Finite-time singularity of the stochastic harmonic map flow

TL;DR

This paper demonstrates that infinite-dimensional Gaussian noise can induce finite-time blow-up in the stochastic harmonic map flow from a disk to a sphere, regardless of initial data, under certain symmetry and correlation conditions.

Contribution

It proves that trace-class Gaussian noise can cause finite-time singularities in the stochastic harmonic map flow while preserving symmetry.

Findings

Noise induces blow-up with positive probability

Blow-up occurs regardless of initial data under symmetry

Noise preserves 1-corotational symmetry

Abstract

We investigate the influence of an infinite dimensional Gaussian noise on the bubbling phenomenon for the stochastic harmonic map flow $u(t,\cdot ):\mathbb{D}^2\to\mathbb{S}^2$, from the two-dimensional unit disc onto the sphere.

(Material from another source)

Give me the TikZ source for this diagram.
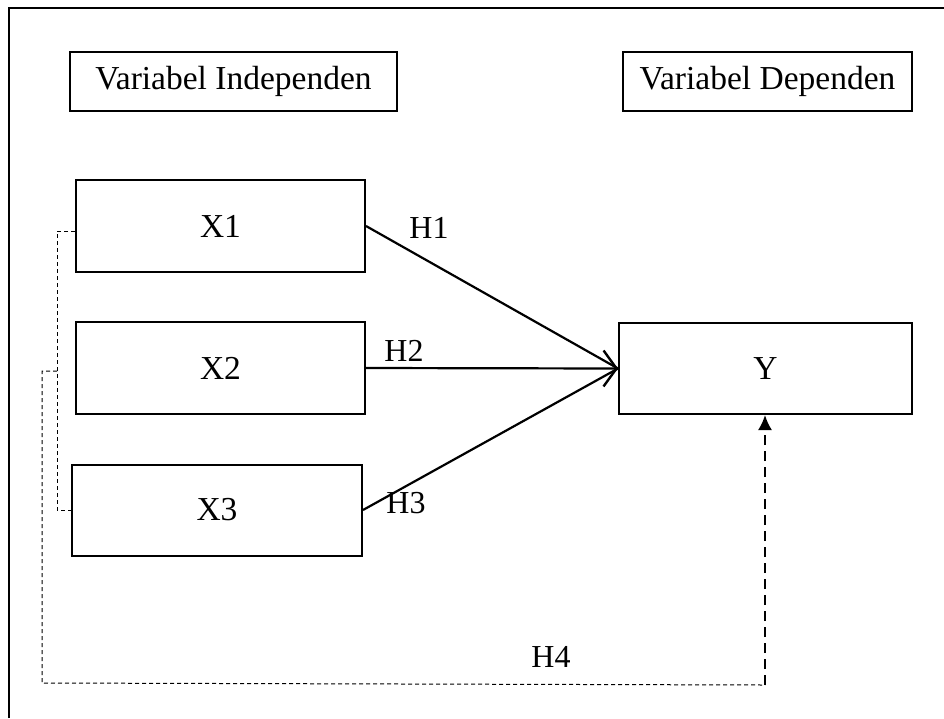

The diffusion term is assumed to have range one pointwisely in the tangent space $T_{u(t,x)}\mathbb{S}^2$, so that the noise preserves the 1-corotational symmetry of solutions. Under the assumption that its space-correlation is of trace class (in some appropriate hilbert space), we prove that the noise generates blow-up with positive probability. This scenario happens no matter how we choose the initial data, provided it fulfills the latter symmetry assumption.